The European Parliament decided to suspend legal immunity for Marine Le Pen on Thursday. (AURELIEN MEUNIER/GETTY IMAGES)
The European Parliament decided to suspend legal immunity for Marine Le Pen on Thursday, for posting three graphic, brutal images of Islamic State group violence on social media.
Le Pen, who leads her hardline National Front party in the body and is lobbying for a nation-wide referendum vote on France's European Union membership, posted the images in 2015.
The images were of the beheading of James Foley, an American journalist slain in Syria in 2014. The sanction allows a Parisian court to potentially prosecute her, and she could face three years in jail.
The move sets up an unprecedented dynamic in the upcoming French presidential election, where polling shows Le Pen poised advance past the first round of voting on April 23, and compete in the final round on May 7.
"My first trip as President of the Republic will be in Brussels, where I shall be demanding the return of our sovereignty," she tweeted on Thursday.
Le Pen has been compared to President Donald Trump, as part of the global populist wave.

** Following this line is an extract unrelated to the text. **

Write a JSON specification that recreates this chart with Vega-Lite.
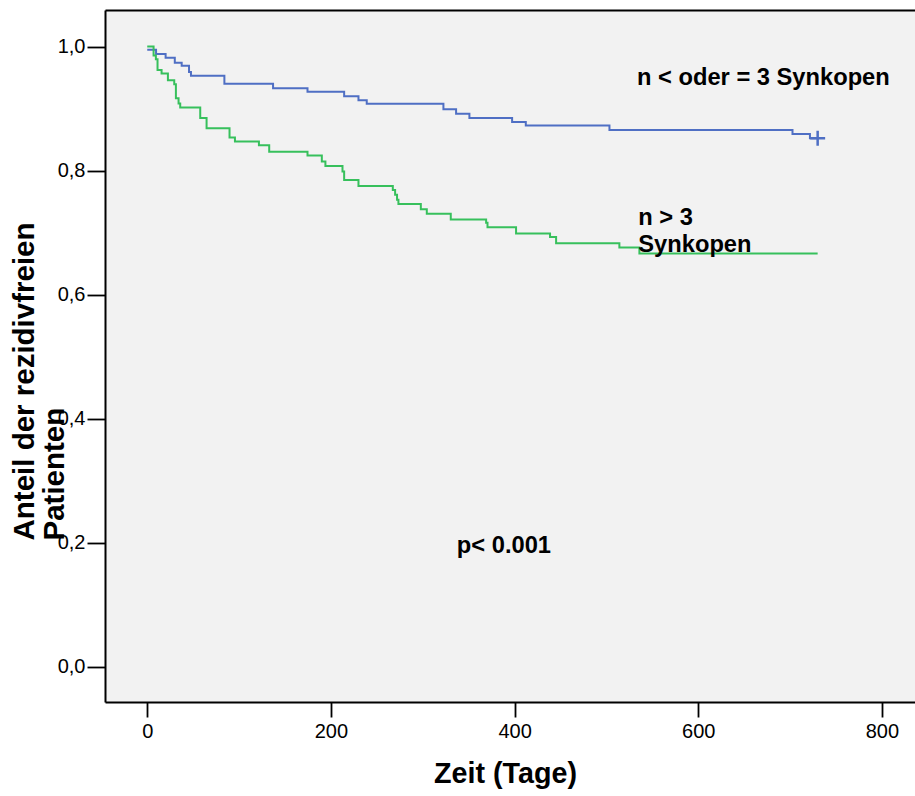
{
  "$schema": "https://vega.github.io/schema/vega-lite/v6.json",
  "width": 810,
  "height": 692,
  "autosize": {"type": "none"},
  "padding": {"left": 105, "top": 10, "right": 0, "bottom": 94},
  "background": "white",
  "config": {
    "view": {"fill": "#f2f2f2", "stroke": null},
    "font": "Liberation Sans",
    "axis": {"grid": false}
  },
  "datasets": {
    "curves": [
      {"group": "n <= 3", "day": 0, "S": 0.995},
      {"group": "n <= 3", "day": 9.6, "S": 0.988},
      {"group": "n <= 3", "day": 20, "S": 0.982},
      {"group": "n <= 3", "day": 30, "S": 0.974},
      {"group": "n <= 3", "day": 37.5, "S": 0.969},
      {"group": "n <= 3", "day": 45.5, "S": 0.959},
      {"group": "n <= 3", "day": 47.6, "S": 0.953},
      {"group": "n <= 3", "day": 84, "S": 0.94},
      {"group": "n <= 3", "day": 137, "S": 0.933},
      {"group": "n <= 3", "day": 174.5, "S": 0.927},
      {"group": "n <= 3", "day": 214.4, "S": 0.92},
      {"group": "n <= 3", "day": 230, "S": 0.9135},
      {"group": "n <= 3", "day": 239, "S": 0.908},
      {"group": "n <= 3", "day": 322.5, "S": 0.899},
      {"group": "n <= 3", "day": 336.3, "S": 0.8915},
      {"group": "n <= 3", "day": 350.8, "S": 0.885},
      {"group": "n <= 3", "day": 397.3, "S": 0.8785},
      {"group": "n <= 3", "day": 412.2, "S": 0.8726},
      {"group": "n <= 3", "day": 503.3, "S": 0.8656},
      {"group": "n <= 3", "day": 702.6, "S": 0.859},
      {"group": "n <= 3", "day": 721.6, "S": 0.852},
      {"group": "n <= 3", "day": 730, "S": 0.852},
      {"group": "n > 3", "day": 0, "S": 1.0},
      {"group": "n > 3", "day": 6.9, "S": 0.9855},
      {"group": "n > 3", "day": 9.4, "S": 0.9796},
      {"group": "n > 3", "day": 11.2, "S": 0.9624},
      {"group": "n > 3", "day": 15.6, "S": 0.9565},
      {"group": "n > 3", "day": 22.5, "S": 0.9458},
      {"group": "n > 3", "day": 29.4, "S": 0.9394},
      {"group": "n > 3", "day": 31.2, "S": 0.9168},
      {"group": "n > 3", "day": 34.1, "S": 0.9081},
      {"group": "n > 3", "day": 35.9, "S": 0.9016},
      {"group": "n > 3", "day": 57.7, "S": 0.885},
      {"group": "n > 3", "day": 64.6, "S": 0.8684},
      {"group": "n > 3", "day": 89.6, "S": 0.8532},
      {"group": "n > 3", "day": 95.5, "S": 0.8468},
      {"group": "n > 3", "day": 121.6, "S": 0.841},
      {"group": "n > 3", "day": 132.8, "S": 0.8302},
      {"group": "n > 3", "day": 174.5, "S": 0.8242},
      {"group": "n > 3", "day": 190.1, "S": 0.8145},
      {"group": "n > 3", "day": 194, "S": 0.8076},
      {"group": "n > 3", "day": 212.6, "S": 0.7984},
      {"group": "n > 3", "day": 214.4, "S": 0.785},
      {"group": "n > 3", "day": 230, "S": 0.7753},
      {"group": "n > 3", "day": 267.4, "S": 0.7689},
      {"group": "n > 3", "day": 269.9, "S": 0.761},
      {"group": "n > 3", "day": 272, "S": 0.753},
      {"group": "n > 3", "day": 273.5, "S": 0.746},
      {"group": "n > 3", "day": 297.9, "S": 0.7377},
      {"group": "n > 3", "day": 304.4, "S": 0.7306},
      {"group": "n > 3", "day": 330.5, "S": 0.721},
      {"group": "n > 3", "day": 369, "S": 0.716},
      {"group": "n > 3", "day": 370.5, "S": 0.7087},
      {"group": "n > 3", "day": 401.6, "S": 0.6984},
      {"group": "n > 3", "day": 438.6, "S": 0.693},
      {"group": "n > 3", "day": 445.2, "S": 0.6829},
      {"group": "n > 3", "day": 514.1, "S": 0.6758},
      {"group": "n > 3", "day": 535.9, "S": 0.6664},
      {"group": "n > 3", "day": 730, "S": 0.6664}
    ],
    "censor": [
      {"group": "n <= 3", "day": 730, "S": 0.852}
    ],
    "labels": [
      {"day": 533.3, "S": 0.9382, "label": "n < oder = 3 Synkopen"},
      {"day": 534.7, "S": 0.7124, "label": "n > 3"},
      {"day": 534.7, "S": 0.6694, "label": "Synkopen"},
      {"day": 337.1, "S": 0.1839, "label": "p< 0.001"}
    ]
  },
  "resolve": {"axis": {"x": "independent"}},
  "layer": [
    {
      "data": {"name": "curves"},
      "mark": {"type": "line", "interpolate": "step-after", "strokeWidth": 2},
      "encoding": {
        "x": {
          "field": "day", "type": "quantitative",
          "scale": {"domain": [-46, 836], "nice": false, "zero": false},
          "axis": {
            "orient": "bottom",
            "values": [0, 200, 400, 600, 800],
            "domainColor": "black", "domainWidth": 2,
            "tickColor": "black", "tickWidth": 1.8, "tickSize": 15,
            "labelPadding": 4, "labelFontSize": 20, "labelColor": "black",
            "labelFont": "Liberation Sans", "labelFlush": false, "labelOverlap": false,
            "title": "Zeit (Tage)",
            "titleFont": "Liberation Sans", "titleFontSize": 28.7, "titleFontWeight": "bold",
            "titleColor": "black", "titleX": 400, "titleY": 80,
            "titleAlign": "center", "titleBaseline": "alphabetic"
          }
        },
        "y": {
          "field": "S", "type": "quantitative",
          "scale": {"domain": [-0.057, 1.059], "nice": false, "zero": false},
          "axis": {
            "values": [0, 0.2, 0.4, 0.6, 0.8, 1.0],
            "labelExpr": "replace(format(datum.value, '.1f'), '.', ',')",
            "domainColor": "black", "domainWidth": 2,
            "tickColor": "black", "tickWidth": 1.8, "tickSize": 18,
            "labelPadding": 2, "labelFontSize": 20, "labelColor": "black",
            "labelFont": "Liberation Sans", "labelFlush": false, "labelOverlap": false,
            "title": ["Anteil der rezidivfreien", "Patienten"],
            "titleFont": "Liberation Sans", "titleFontSize": 29.5, "titleFontWeight": "bold",
            "titleColor": "black", "titleAngle": 270, "titleAlign": "left",
            "titleBaseline": "alphabetic", "titleX": -72, "titleY": 530,
            "titleLineHeight": 30
          }
        },
        "color": {
          "field": "group", "type": "nominal",
          "scale": {"domain": ["n <= 3", "n > 3"], "range": ["#4f6fc4", "#37c05c"]},
          "legend": null
        }
      }
    },
    {
      "data": {"name": "censor"},
      "mark": {"type": "point", "shape": "M-1,0H1M0,-1V1", "filled": false, "size": 225, "strokeWidth": 2.5, "color": "#4f6fc4", "opacity": 1},
      "encoding": {
        "x": {"field": "day", "type": "quantitative", "scale": {"domain": [-46, 836], "nice": false, "zero": false}, "axis": null},
        "y": {"field": "S", "type": "quantitative"}
      }
    },
    {
      "data": {"name": "labels"},
      "mark": {"type": "text", "align": "left", "baseline": "alphabetic", "font": "Liberation Sans", "fontSize": 23.7, "fontWeight": "bold", "color": "black"},
      "encoding": {
        "x": {"field": "day", "type": "quantitative", "scale": {"domain": [-46, 836], "nice": false, "zero": false}, "axis": null},
        "y": {"field": "S", "type": "quantitative"},
        "text": {"field": "label", "type": "nominal"}
      }
    },
    {
      "data": {"name": "censor"},
      "mark": {"type": "point", "opacity": 0},
      "encoding": {
        "x": {
          "field": "day", "type": "quantitative",
          "scale": {"domain": [-46, 836], "nice": false, "zero": false},
          "axis": {"orient": "top", "labels": false, "ticks": false, "title": null, "domainColor": "black", "domainWidth": 2}
        },
        "y": {"field": "S", "type": "quantitative"}
      }
    }
  ]
}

She was spotted at Trump Tower in New York in January, shortly before Trump's inauguration.
"Donald Trump has made possible what was presented as completely impossible. So it's a sign of hope for those who cannot bear wild globalization, who cannot bear the political life led by the elites," Le Pen told CNN in November.
Adding to the chaos of French politics, the previous front-runner in the race, conservative Francois Fillon, has been embroiled in a financial scandal and some view his candidacy as potentially collapsing. But Fillon insists he will not drop, and cede his party's nomination to potentially formidable alternatives -- former French President Nicolas Sarkozy and Bordeaux Mayor Alain Juppe -- both of whom he defeated in the primary. Juppe has officially ruled out being a replacement, but pressure exists in some corners on the three men to consider such a maneuver.
"From the start, I have not been treated like anyone else facing the justice system," Fillon told reporters on Wednesday, after being summoned to speak to judges. He said he was the target of "political assassination," and added, "it's not just me they are killing, but the French presidential election."